When I was dressing, I pulled on a pair of last year’s pants, but they were too tight, and I couldn’t blame it on the laundry. Another disappointment, on top of what I was already feeling. I added the pants to the good will pile and grabbed another bigger pair. Just then my husband walked into our room and caressed me, saying, “You are so beautiful.” It was partly the words, but more his sincerity that moved me so much. Isn’t there a song with the words, ‘the eyes of love’? He definitely sees me with the eyes of love.
I didn’t feel like it, but I went to Wegman’s anyway. This weekly trip is usually a treat for me, a half hour drive with favorite tunes playing, then plugging in to their free electric charging station while I shop. I arrived there about 7:30, during old-people-shopping time, so the store was not crowded.

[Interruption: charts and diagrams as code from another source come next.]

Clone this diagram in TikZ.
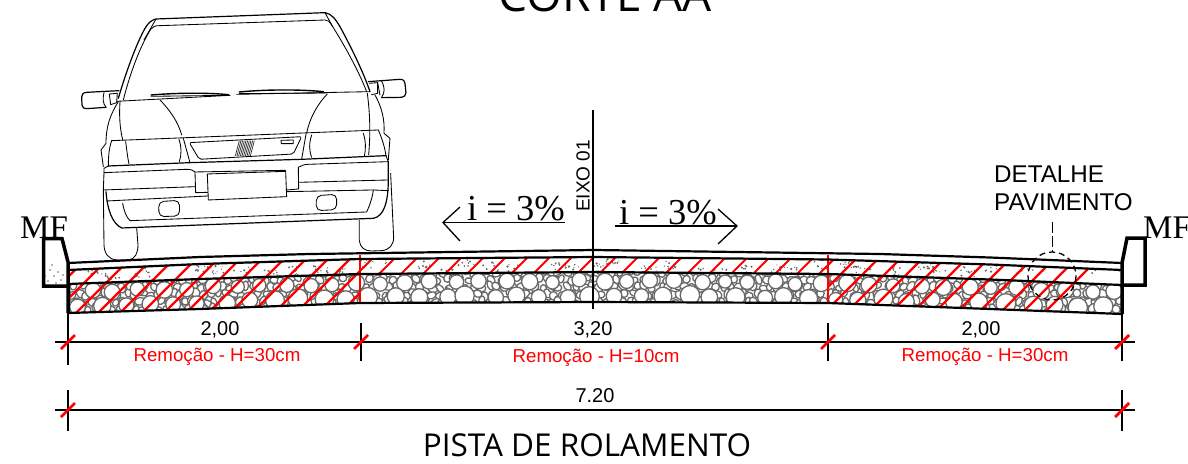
\documentclass[tikz,border=0pt]{standalone}
\usepackage{fontspec}
\setmainfont{Liberation Sans}
\newfontfamily\serifmf{Liberation Serif}
\newfontfamily\opensans{Open Sans}
\usetikzlibrary{calc}
\definecolor{stonegray}{RGB}{105,105,105}
\definecolor{rmred}{RGB}{255,0,0}
\tikzset{
  carline/.style={line width=0.85pt,line join=round,line cap=round},
  carthick/.style={line width=1.2pt,line join=round,line cap=round},
  layerline/.style={line width=2.2pt},
  curbline/.style={line width=3.5pt,line join=miter},
  hatchline/.style={rmred,line width=2.3pt},
  stone/.style={stonegray,line width=1.3pt,fill=white},
  dimline/.style={line width=1.2pt},
  redtick/.style={rmred,line width=2.8pt},
  thicktick/.style={line width=2.2pt},
  dimtext/.style={font=\fontsize{20}{21}\selectfont,inner sep=0pt},
  redtext/.style={font=\fontsize{18.7}{19}\selectfont,text=rmred,inner sep=0pt},
  bigserif/.style={font=\serifmf\fontsize{33}{34}\selectfont,inner sep=0pt},
  slopetext/.style={font=\serifmf\fontsize{36.5}{36}\selectfont,inner sep=0pt},
  opentitle/.style={font=\opensans\fontsize{31.5}{32}\selectfont,inner sep=0pt},
}
\def\roadtop{(68,263)--(200,257)--(310,254)--(594,250)--(880,254)--(990,257.5)--(1122,263)}
\def\roadsecond{(68,270)--(200,264)--(360,259)--(594,257)--(828,259.5)--(990,264.5)--(1122,270)}
\def\roadthird{(68,284)--(200,279)--(360,274)--(594,272)--(828,274)--(990,279.5)--(1122,285)}
\def\roadbottom{(68,313)--(200,309)--(360,303)--(594,302)--(828,303)--(990,309)--(1122,314)}
\begin{document}
\begin{tikzpicture}[x=1pt,y=-1pt]
\useasboundingbox (0,0) rectangle (1188,463);
\pgfmathsetseed{4242}
% ---------- stones
\begin{scope}
\clip (68,284)--(200,279)--(360,274)--(594,272)--(828,274)--(990,279.5)--(1122,285)--(1122,314)--(990,309)--(828,303)--(594,302)--(360,303)--(200,309)--(68,313)--cycle;
\foreach \r in {0,1,2,3,4,5}{
  \foreach \c in {0,...,140}{
    \pgfmathsetmacro{\px}{60+\c*7.8+mod(\r,2)*3.9+rand*2}
    \pgfmathsetmacro{\py}{272+\r*7.5+rand*2}
    \pgfmathsetmacro{\ra}{3.6+rnd*1.8}
    \pgfmathsetmacro{\rb}{2.8+rnd*1.4}
    \pgfmathsetmacro{\an}{rnd*180}
    \draw[stone,rotate around={\an:(\px,\py)}] (\px,\py) ellipse ({\ra} and {\rb});
  }
}
% two rows of larger stones following the camber
\foreach \c in {0,...,43}{
  \pgfmathsetmacro{\px}{66+\c*24.4+rand*3}
  \pgfmathsetmacro{\py}{272+((\px-594)/528)*((\px-594)/528)*12+9+rand*1.5}
  \pgfmathsetmacro{\ra}{6.5+rnd*2}
  \draw[stone] (\px,\py) circle ({\ra});
}
\foreach \c in {0,...,43}{
  \pgfmathsetmacro{\px}{78+\c*24.4+rand*4}
  \pgfmathsetmacro{\py}{272+((\px-594)/528)*((\px-594)/528)*12+24+rand*1.5}
  \pgfmathsetmacro{\ra}{7+rnd*3}
  \draw[stone] (\px,\py) circle ({\ra});
}
\end{scope}
% ---------- concrete specks
\begin{scope}
\clip (68,270)--(200,264)--(360,259)--(594,257)--(828,259.5)--(990,264.5)--(1122,270)--(1122,285)--(990,279.5)--(828,274)--(594,272)--(360,274)--(200,279)--(68,284)--cycle;
\foreach \c in {0,...,42}{
  \pgfmathsetmacro{\cx}{70+\c*25+rand*8}
  \pgfmathsetmacro{\cy}{268+rand*7}
  \foreach \k in {1,...,10}{
    \pgfmathsetmacro{\dx}{\cx+rand*8}
    \pgfmathsetmacro{\dy}{\cy+rand*5}
    \pgfmathsetmacro{\dr}{0.55+rnd*0.7}
    \fill[stonegray] (\dx,\dy) circle ({\dr});
  }
}
\end{scope}
% ---------- curb specks
\foreach \dx/\dy in {50/270,54/276,58/272,61/280,48/281,56/283,63/275,45/276,52/265}{
  \fill[stonegray] (\dx,\dy) circle (0.8);
}
% ---------- red hatching
\begin{scope}
\clip (68,270)--(200,264)--(360,259)--(360,303)--(200,309)--(68,313)--cycle;
\foreach \k in {-8,...,22}{
  \draw[hatchline] ({389+22*\k-330},330)--({389+22*\k-230},230);
}
\end{scope}
\begin{scope}
\clip (828,259.5)--(990,264.5)--(1122,270)--(1122,314)--(990,309)--(828,303)--cycle;
\foreach \k in {20,...,44}{
  \draw[hatchline] ({389+22*\k-330},330)--({389+22*\k-230},230);
}
\end{scope}
\begin{scope}
\clip (360,259)--(594,257)--(828,259.5)--(828,274)--(594,272)--(360,274)--cycle;
\foreach \k in {5,...,32}{
  \draw[hatchline,line width=1.9pt] ({389+22*\k-330},330)--({389+22*\k-230},230);
}
\end{scope}
\draw[hatchline] (360,255)--(360,304);
\draw[hatchline] (828,255)--(828,304);
% ---------- road lines
\draw[layerline] \roadtop;
\draw[layerline] \roadsecond;
\draw[layerline] \roadthird;
\draw[layerline] \roadbottom;
% ---------- curbs
\draw[curbline] (68,313)--(68,262)--(62,238.5)--(43.5,238.5)--(43.5,286)--(68,286);
\draw[curbline] (1122,314)--(1122,263)--(1127,238)--(1145,238)--(1145,285)--(1122,285);
% ---------- axis
\coordinate (axistop) at (593,110);
\coordinate (axisbot) at (593,309);
\draw[line width=1.4pt] (axistop)--(axisbot);
\node[rotate=90,font=\fontsize{19}{19}\selectfont,inner sep=0pt,anchor=center] (eixo) at (583,176) {EIXO 01};
% ---------- slopes
\node[slopetext,anchor=base west] (il) at (467,220) {i = 3\%};
\node[slopetext,anchor=base west] (ir) at (619,224) {i = 3\%};
\coordinate (ltip) at (443,222.5);
\coordinate (lend) at (565,222.5);
\coordinate (rtip) at (737,226);
\coordinate (rend) at (615,226);
\draw[line width=1.3pt] (lend)--(ltip);
\draw[line width=1.3pt] (460,207)--(ltip)--(460,241);
\draw[line width=1.3pt] (rend)--(rtip);
\draw[line width=1.3pt] (718,209)--(rtip)--(718,244);
% ---------- MF / titles
\node[bigserif,anchor=base west] (mfl) at (20,238) {MF};
\node[bigserif,anchor=base west] (mfr) at (1143,238) {MF};
\node[font=\opensans\fontsize{46}{48}\selectfont,inner sep=0pt,anchor=base] (corte) at (605,12) {CORTE AA};
\node[opentitle,anchor=base] (pista) at (587,456) {PISTA DE ROLAMENTO};
% ---------- detail
\node[font=\fontsize{24.2}{28}\selectfont,inner sep=0pt,anchor=base west] (det1) at (994,182) {DETALHE};
\node[font=\fontsize{24.2}{28}\selectfont,inner sep=0pt,anchor=base west] (det2) at (994,210) {PAVIMENTO};
\coordinate (detc) at (1052,276);
\draw[line width=1.3pt,dash pattern=on 6pt off 4pt] (detc) circle (24);
\coordinate (detup) at (1052,222);
\coordinate (detdn) at (1052,252);
\draw[line width=0.9pt,dash pattern=on 11pt off 3pt on 11pt off 3pt] (detup)--(detdn);
% ---------- dimensions
\coordinate (d1a) at (55,342);
\coordinate (d1b) at (1135,342);
\coordinate (d2a) at (55,410);
\coordinate (d2b) at (1135,410);
\draw[dimline] (d1a)--(d1b);
\draw[dimline] (d2a)--(d2b);
\draw[line width=1.2pt] (68,313)--(68,365);
\draw[line width=1.2pt] (361,323)--(361,361);
\draw[line width=1.2pt] (828,323)--(828,361);
\draw[line width=1.2pt] (1122,314)--(1122,361);
\draw[line width=1.2pt] (68,390)--(68,431);
\draw[line width=1.2pt] (1122,390)--(1122,431);
\foreach \tx/\ty in {68/342,361/342,828/342,1122/342,68/410,1122/410}{
  \draw[thicktick] (\tx-12,\ty)--(\tx+12,\ty);
  \draw[redtick] (\tx-7,\ty+7)--(\tx+7,\ty-7);
}
\node[dimtext,anchor=base] (t1) at (220,335) {2,00};
\node[dimtext,anchor=base] (t2) at (593,335) {3,20};
\node[dimtext,anchor=base] (t3) at (981,335) {2,00};
\node[dimtext,anchor=base] (t4) at (595,402) {7.20};
\node[redtext,anchor=base] (r1) at (217,361) {Remoção - H=30cm};
\node[redtext,anchor=base] (r2) at (596,362) {Remoção - H=10cm};
\node[redtext,anchor=base] (r3) at (985,361) {Remoção - H=30cm};
% ---------- car
\begin{scope}[xshift=80pt,x=0.3333pt,y=-0.3333pt]
% roof & windscreen
\draw[carthick] (115,295) .. controls (140,210) and (170,130) .. (195,85) .. controls (205,68) and (215,60) .. (228,57) -- (735,38) .. controls (755,42) and (765,55) .. (780,80) .. controls (810,135) and (850,215) .. (870,275);
\draw[carline] (130,300) .. controls (150,220) and (180,140) .. (212,88) .. controls (218,80) and (225,77) .. (238,77) -- (735,60) .. controls (745,60) and (750,66) .. (755,75) .. controls (790,130) and (835,210) .. (860,275);
\draw[carline] (228,57)--(192,120);
\draw[carline] (735,38)--(758,80);
\draw[carline] (110,304)--(450,286);
\draw[carline] (470,283)--(870,275);
% wipers
\draw[carthick,line width=1.4pt] (213,285) .. controls (300,278) and (380,278) .. (445,284);
\draw[carline] (213,289)--(450,286);
\draw[carthick,line width=1.4pt] (478,276) .. controls (560,268) and (660,268) .. (730,275);
\draw[carline] (478,281)--(740,279);
% mirrors
\draw[carthick] (117,272)--(20,277) .. controls (8,278) and (5,284) .. (5,292) -- (6,315) .. controls (7,323) and (12,327) .. (20,326) -- (78,322);
\draw[carline] (72,278) .. controls (68,295) and (68,310) .. (78,322);
\draw[carline] (88,282)--(112,280)--(110,308)--(92,314)--cycle;
\draw[carthick] (865,245)--(960,238) .. controls (970,238) and (975,243) .. (975,250) -- (978,278) .. controls (978,287) and (972,291) .. (965,292) -- (905,293);
\draw[carline] (905,243) .. controls (915,262) and (915,278) .. (905,292);
\draw[carline] (868,250)--(893,248)--(893,280)--(875,284);
\draw[carline] (893,248)--(900,285);
% body
\draw[carline] (115,305) .. controls (90,345) and (78,380) .. (78,430)--(63,450)--(70,500);
\draw[carline] (885,285) .. controls (905,320) and (915,360) .. (912,400)--(930,415)--(925,480);
\draw[carline] (120,305) .. controls (117,350) and (120,385) .. (128,420);
\draw[carline] (862,280) .. controls (870,340) and (872,400) .. (866,465);
\draw[carline] (240,300) .. controls (265,325) and (295,365) .. (305,405);
\draw[carline] (742,282) .. controls (715,310) and (690,350) .. (680,400);
% headlight band
\draw[carline] (95,422)--(895,390);
\draw[carline] (95,422) .. controls (87,445) and (85,470) .. (85,498);
\draw[carline] (895,390) .. controls (908,420) and (915,445) .. (918,467);
\draw[carthick] (85,498)--(330,488)--(665,478)--(918,467);
\draw[carline] (137,425) .. controls (140,445) and (142,470) .. (147,492);
\draw[carline] (297,418) .. controls (305,440) and (305,465) .. (298,485);
\draw[carline] (695,405) .. controls (687,430) and (687,450) .. (695,472);
\draw[carline] (850,400) .. controls (858,425) and (858,445) .. (853,468);
% grille
\draw[carline] (310,415)--(330,488);
\draw[carline] (678,403)--(665,478);
\draw[carline,rounded corners=2pt] (328,428)--(665,410)--(640,462)--(358,478)--cycle;
\foreach \bx in {0,...,9}{
  \draw[line width=0.75pt,black!80] ({478+\bx*5},422)--({466+\bx*5},468);
}
\draw[carline] (603,421)--(640,420)--(640,431)--(604,431)--cycle;
% bumper
\draw[carline] (85,498)--(72,505)--(72,518)--(320,508) .. controls (335,508) and (340,512) .. (345,516)--(617,511);
\draw[carline] (655,502) .. controls (665,497) and (672,493) .. (685,493)--(925,485)--(918,467);
\draw[carline] (345,516)--(347,578)--(383,577);
\draw[carline] (655,502)--(656,567)--(620,570);
\draw[carline] (382,522)--(617,514)--(620,590)--(385,600)--cycle;
\draw[carline] (72,518)--(70,570)--(347,560);
\draw[carline] (656,547)--(925,540);
\draw[carline] (80,603)--(385,588);
\draw[carline] (620,575)--(880,570)--(925,572);
\draw[carline] (128,610) .. controls (132,635) and (140,652) .. (150,662)--(860,636) .. controls (870,615) and (878,590) .. (880,570);
\draw[carthick] (78,575) .. controls (82,625) and (95,670) .. (125,684)--(880,655) .. controls (910,650) and (925,610) .. (925,540)--(925,485);
\draw[carline,rounded corners=5pt] (236,605)--(298,601)--(299,648)--(237,650)--cycle;
\draw[carline,rounded corners=5pt] (709,587)--(770,583)--(770,629)--(709,632)--cycle;
% wheels
\draw[carline] (70,570)--(72,735) .. controls (73,760) and (85,778) .. (110,780)--(145,780) .. controls (165,778) and (174,760) .. (174,735)--(170,683);
\draw[carline] (838,660)--(838,722) .. controls (840,742) and (855,754) .. (875,753)--(905,752) .. controls (928,750) and (941,735) .. (941,712)--(932,520);
\end{scope}
\end{tikzpicture}
\end{document}
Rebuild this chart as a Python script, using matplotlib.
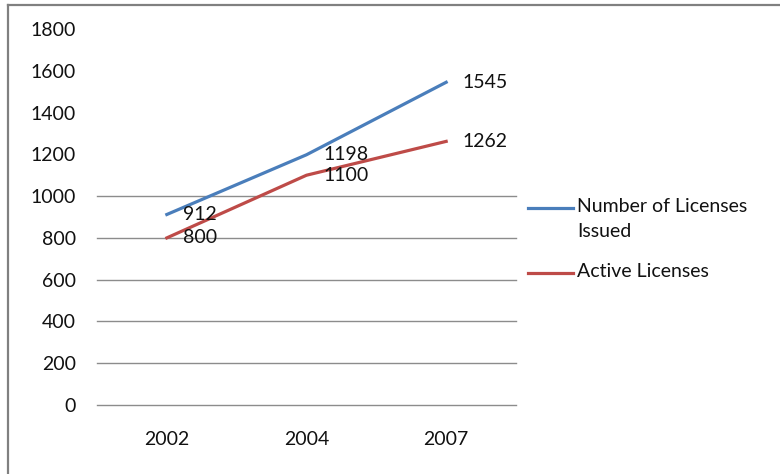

Halfway there, my mood started to lift. Then, at the store, a couple of things raised my spirits even more. Outside the store, where the plants are always appealing, I saw hanging baskets of red begonias that needed to be by my front door. Inside were fresh peaches, the first I’ve seen this season! Of course, they’re not local, but looked so good, so I added a few to my cart.
When I was at checkout, the woman helping me seemed to be extra careful packing, rearranging so the grapes and peaches were on top of the heavier things. When I thanked her for the extra attention that she was giving my groceries, her smile in response reminded me that the best way to make yourself feel better is to do something nice for someone else.
My ride home was delightful, filled with tunes from the seventies. I had plenty of time to put away the groceries and to hang the begonias — actually, to ask my husband to hang them — before my zoom tap class started. My energy level fluctuates from day to day, and today it was good. I could remember most of the steps and enjoyed the music, this time ending with Frank Sinatra’s Summer Wind for the cool-down.
When I think to what lies ahead for today, I am immediately calmed as I anticipate Zen meditation at 6:30, on Zoom, of course. This is usually followed by the Monday night local social justice group, but tonight I’m going to play hooky, so I can celebrate Bob Dylan’s 80th birthday with the Nields during their Monday night concert. Today will end well. All’s well that ends well, even on a moody Monday.